* [STATED GOAL]:
Transcribe everything in the data word for word. Pictures are left out.

* [SOURCE DATA]:
——————

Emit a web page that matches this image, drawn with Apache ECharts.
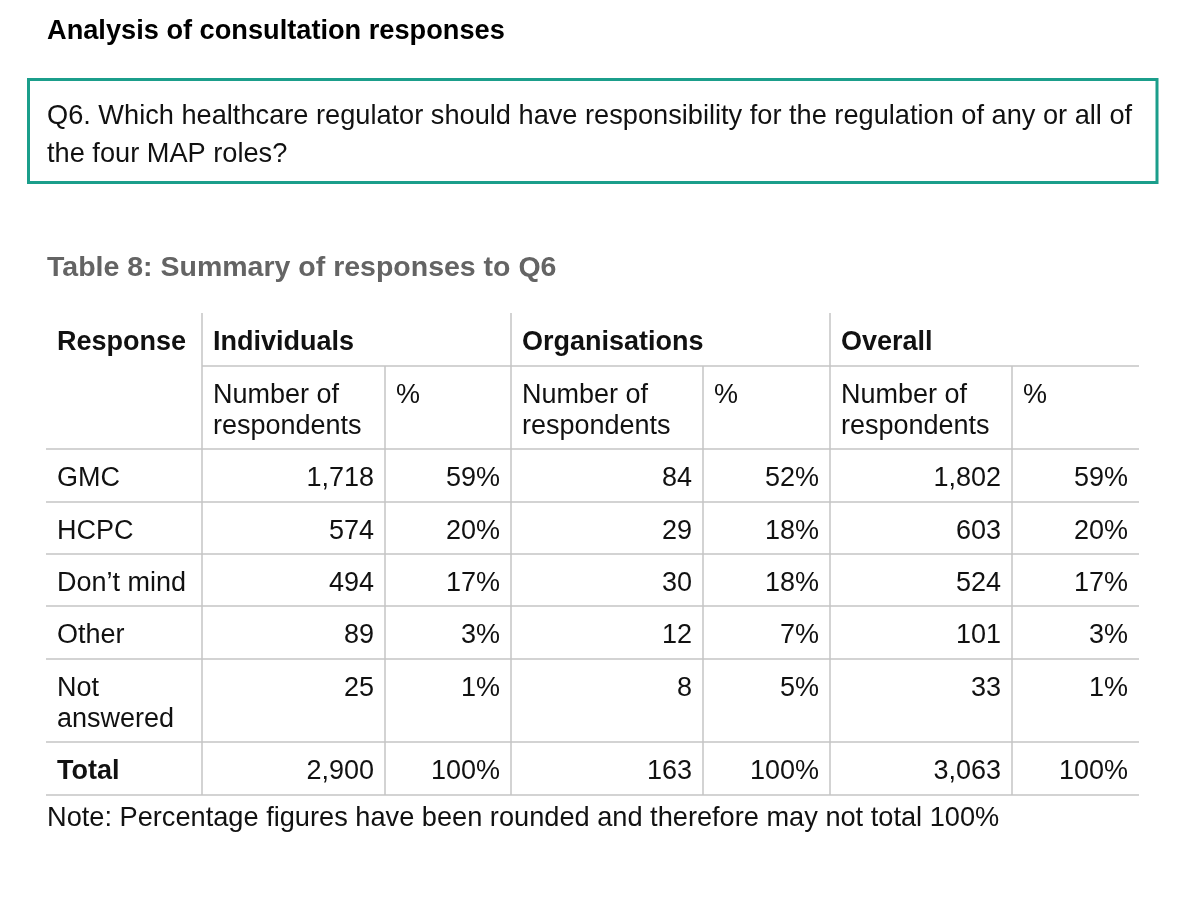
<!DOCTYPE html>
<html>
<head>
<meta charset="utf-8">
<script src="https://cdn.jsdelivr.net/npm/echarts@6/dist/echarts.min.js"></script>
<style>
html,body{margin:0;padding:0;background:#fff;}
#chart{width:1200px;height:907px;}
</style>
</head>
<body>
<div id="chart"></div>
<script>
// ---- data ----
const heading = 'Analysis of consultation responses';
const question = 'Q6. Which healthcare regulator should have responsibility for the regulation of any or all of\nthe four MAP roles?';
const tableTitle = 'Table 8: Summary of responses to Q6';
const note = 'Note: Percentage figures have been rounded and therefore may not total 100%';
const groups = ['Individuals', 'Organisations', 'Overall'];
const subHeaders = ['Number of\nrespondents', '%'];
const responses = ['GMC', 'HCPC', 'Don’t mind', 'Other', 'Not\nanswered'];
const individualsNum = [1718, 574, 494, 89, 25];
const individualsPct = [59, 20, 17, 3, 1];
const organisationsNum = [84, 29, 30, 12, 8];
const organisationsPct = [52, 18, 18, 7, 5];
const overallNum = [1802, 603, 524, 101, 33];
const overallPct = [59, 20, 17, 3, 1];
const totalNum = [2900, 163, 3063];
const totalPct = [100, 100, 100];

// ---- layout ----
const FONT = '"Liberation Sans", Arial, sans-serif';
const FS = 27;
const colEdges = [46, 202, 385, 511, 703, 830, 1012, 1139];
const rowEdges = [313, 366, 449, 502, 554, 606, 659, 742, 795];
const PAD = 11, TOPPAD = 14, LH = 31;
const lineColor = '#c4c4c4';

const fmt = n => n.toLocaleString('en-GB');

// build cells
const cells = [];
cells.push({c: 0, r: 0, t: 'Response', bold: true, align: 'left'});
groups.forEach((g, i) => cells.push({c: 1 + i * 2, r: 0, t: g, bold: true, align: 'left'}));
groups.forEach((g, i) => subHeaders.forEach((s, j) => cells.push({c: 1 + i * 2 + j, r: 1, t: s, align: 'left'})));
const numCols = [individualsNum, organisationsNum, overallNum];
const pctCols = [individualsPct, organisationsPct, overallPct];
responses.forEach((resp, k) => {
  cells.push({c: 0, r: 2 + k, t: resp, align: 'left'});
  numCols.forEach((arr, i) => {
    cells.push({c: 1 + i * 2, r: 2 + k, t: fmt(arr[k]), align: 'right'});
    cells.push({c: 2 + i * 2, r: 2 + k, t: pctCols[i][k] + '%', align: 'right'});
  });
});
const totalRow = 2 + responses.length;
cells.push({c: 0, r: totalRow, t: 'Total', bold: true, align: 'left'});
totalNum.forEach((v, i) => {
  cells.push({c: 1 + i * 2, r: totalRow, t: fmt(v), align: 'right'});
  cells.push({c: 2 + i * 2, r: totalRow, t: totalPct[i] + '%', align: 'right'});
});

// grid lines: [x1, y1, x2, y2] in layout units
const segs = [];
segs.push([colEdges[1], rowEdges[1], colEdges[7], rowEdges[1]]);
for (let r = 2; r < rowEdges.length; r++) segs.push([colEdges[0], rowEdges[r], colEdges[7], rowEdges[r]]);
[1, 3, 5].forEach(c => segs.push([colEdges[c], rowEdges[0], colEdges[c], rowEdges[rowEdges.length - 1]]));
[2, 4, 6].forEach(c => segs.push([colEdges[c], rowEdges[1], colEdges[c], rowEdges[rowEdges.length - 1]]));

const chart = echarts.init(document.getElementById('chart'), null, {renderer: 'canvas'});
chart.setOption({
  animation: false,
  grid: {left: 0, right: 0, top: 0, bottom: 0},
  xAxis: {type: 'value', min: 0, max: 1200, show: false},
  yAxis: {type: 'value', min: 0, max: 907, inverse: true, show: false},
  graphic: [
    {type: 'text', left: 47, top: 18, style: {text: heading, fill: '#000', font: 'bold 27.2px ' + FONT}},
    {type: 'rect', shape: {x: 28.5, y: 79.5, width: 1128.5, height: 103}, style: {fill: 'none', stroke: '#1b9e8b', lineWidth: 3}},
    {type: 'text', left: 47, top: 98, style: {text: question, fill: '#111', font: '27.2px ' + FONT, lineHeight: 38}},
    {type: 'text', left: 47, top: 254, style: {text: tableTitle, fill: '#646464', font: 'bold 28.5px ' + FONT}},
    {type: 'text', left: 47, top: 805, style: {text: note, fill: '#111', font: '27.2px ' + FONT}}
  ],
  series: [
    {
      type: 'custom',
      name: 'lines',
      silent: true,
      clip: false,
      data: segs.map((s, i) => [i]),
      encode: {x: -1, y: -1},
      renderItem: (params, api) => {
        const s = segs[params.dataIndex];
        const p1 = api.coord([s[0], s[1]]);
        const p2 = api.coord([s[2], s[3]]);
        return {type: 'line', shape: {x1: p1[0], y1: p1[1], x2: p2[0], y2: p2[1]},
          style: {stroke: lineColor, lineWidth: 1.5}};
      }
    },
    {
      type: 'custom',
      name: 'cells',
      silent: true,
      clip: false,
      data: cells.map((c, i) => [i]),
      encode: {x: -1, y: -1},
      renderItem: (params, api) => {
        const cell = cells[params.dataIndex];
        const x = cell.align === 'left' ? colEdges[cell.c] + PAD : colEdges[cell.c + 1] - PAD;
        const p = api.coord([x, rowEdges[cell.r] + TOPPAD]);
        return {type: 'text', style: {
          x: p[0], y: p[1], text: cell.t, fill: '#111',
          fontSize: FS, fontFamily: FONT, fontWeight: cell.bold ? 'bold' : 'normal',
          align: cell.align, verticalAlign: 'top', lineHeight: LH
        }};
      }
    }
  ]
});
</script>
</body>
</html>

——————

* [WORKED SOLUTION]:
Emit a web page that matches this image, drawn with Apache ECharts.
<!DOCTYPE html>
<html>
<head>
<meta charset="utf-8">
<script src="https://cdn.jsdelivr.net/npm/echarts@6/dist/echarts.min.js"></script>
<style>
html,body{margin:0;padding:0;background:#fff;}
#chart{width:1200px;height:907px;}
</style>
</head>
<body>
<div id="chart"></div>
<script>
// ---- data ----
const heading = 'Analysis of consultation responses';
const question = 'Q6. Which healthcare regulator should have responsibility for the regulation of any or all of\nthe four MAP roles?';
const tableTitle = 'Table 8: Summary of responses to Q6';
const note = 'Note: Percentage figures have been rounded and therefore may not total 100%';
const groups = ['Individuals', 'Organisations', 'Overall'];
const subHeaders = ['Number of\nrespondents', '%'];
const responses = ['GMC', 'HCPC', 'Don’t mind', 'Other', 'Not\nanswered'];
const individualsNum = [1718, 574, 494, 89, 25];
const individualsPct = [59, 20, 17, 3, 1];
const organisationsNum = [84, 29, 30, 12, 8];
const organisationsPct = [52, 18, 18, 7, 5];
const overallNum = [1802, 603, 524, 101, 33];
const overallPct = [59, 20, 17, 3, 1];
const totalNum = [2900, 163, 3063];
const totalPct = [100, 100, 100];

// ---- layout ----
const FONT = '"Liberation Sans", Arial, sans-serif';
const FS = 27;
const colEdges = [46, 202, 385, 511, 703, 830, 1012, 1139];
const rowEdges = [313, 366, 449, 502, 554, 606, 659, 742, 795];
const PAD = 11, TOPPAD = 14, LH = 31;
const lineColor = '#c4c4c4';

const fmt = n => n.toLocaleString('en-GB');

// build cells
const cells = [];
cells.push({c: 0, r: 0, t: 'Response', bold: true, align: 'left'});
groups.forEach((g, i) => cells.push({c: 1 + i * 2, r: 0, t: g, bold: true, align: 'left'}));
groups.forEach((g, i) => subHeaders.forEach((s, j) => cells.push({c: 1 + i * 2 + j, r: 1, t: s, align: 'left'})));
const numCols = [individualsNum, organisationsNum, overallNum];
const pctCols = [individualsPct, organisationsPct, overallPct];
responses.forEach((resp, k) => {
  cells.push({c: 0, r: 2 + k, t: resp, align: 'left'});
  numCols.forEach((arr, i) => {
    cells.push({c: 1 + i * 2, r: 2 + k, t: fmt(arr[k]), align: 'right'});
    cells.push({c: 2 + i * 2, r: 2 + k, t: pctCols[i][k] + '%', align: 'right'});
  });
});
const totalRow = 2 + responses.length;
cells.push({c: 0, r: totalRow, t: 'Total', bold: true, align: 'left'});
totalNum.forEach((v, i) => {
  cells.push({c: 1 + i * 2, r: totalRow, t: fmt(v), align: 'right'});
  cells.push({c: 2 + i * 2, r: totalRow, t: totalPct[i] + '%', align: 'right'});
});

// grid lines: [x1, y1, x2, y2] in layout units
const segs = [];
segs.push([colEdges[1], rowEdges[1], colEdges[7], rowEdges[1]]);
for (let r = 2; r < rowEdges.length; r++) segs.push([colEdges[0], rowEdges[r], colEdges[7], rowEdges[r]]);
[1, 3, 5].forEach(c => segs.push([colEdges[c], rowEdges[0], colEdges[c], rowEdges[rowEdges.length - 1]]));
[2, 4, 6].forEach(c => segs.push([colEdges[c], rowEdges[1], colEdges[c], rowEdges[rowEdges.length - 1]]));

const chart = echarts.init(document.getElementById('chart'), null, {renderer: 'canvas'});
chart.setOption({
  animation: false,
  grid: {left: 0, right: 0, top: 0, bottom: 0},
  xAxis: {type: 'value', min: 0, max: 1200, show: false},
  yAxis: {type: 'value', min: 0, max: 907, inverse: true, show: false},
  graphic: [
    {type: 'text', left: 47, top: 18, style: {text: heading, fill: '#000', font: 'bold 27.2px ' + FONT}},
    {type: 'rect', shape: {x: 28.5, y: 79.5, width: 1128.5, height: 103}, style: {fill: 'none', stroke: '#1b9e8b', lineWidth: 3}},
    {type: 'text', left: 47, top: 98, style: {text: question, fill: '#111', font: '27.2px ' + FONT, lineHeight: 38}},
    {type: 'text', left: 47, top: 254, style: {text: tableTitle, fill: '#646464', font: 'bold 28.5px ' + FONT}},
    {type: 'text', left: 47, top: 805, style: {text: note, fill: '#111', font: '27.2px ' + FONT}}
  ],
  series: [
    {
      type: 'custom',
      name: 'lines',
      silent: true,
      clip: false,
      data: segs.map((s, i) => [i]),
      encode: {x: -1, y: -1},
      renderItem: (params, api) => {
        const s = segs[params.dataIndex];
        const p1 = api.coord([s[0], s[1]]);
        const p2 = api.coord([s[2], s[3]]);
        return {type: 'line', shape: {x1: p1[0], y1: p1[1], x2: p2[0], y2: p2[1]},
          style: {stroke: lineColor, lineWidth: 1.5}};
      }
    },
    {
      type: 'custom',
      name: 'cells',
      silent: true,
      clip: false,
      data: cells.map((c, i) => [i]),
      encode: {x: -1, y: -1},
      renderItem: (params, api) => {
        const cell = cells[params.dataIndex];
        const x = cell.align === 'left' ? colEdges[cell.c] + PAD : colEdges[cell.c + 1] - PAD;
        const p = api.coord([x, rowEdges[cell.r] + TOPPAD]);
        return {type: 'text', style: {
          x: p[0], y: p[1], text: cell.t, fill: '#111',
          fontSize: FS, fontFamily: FONT, fontWeight: cell.bold ? 'bold' : 'normal',
          align: cell.align, verticalAlign: 'top', lineHeight: LH
        }};
      }
    }
  ]
});
</script>
</body>
</html>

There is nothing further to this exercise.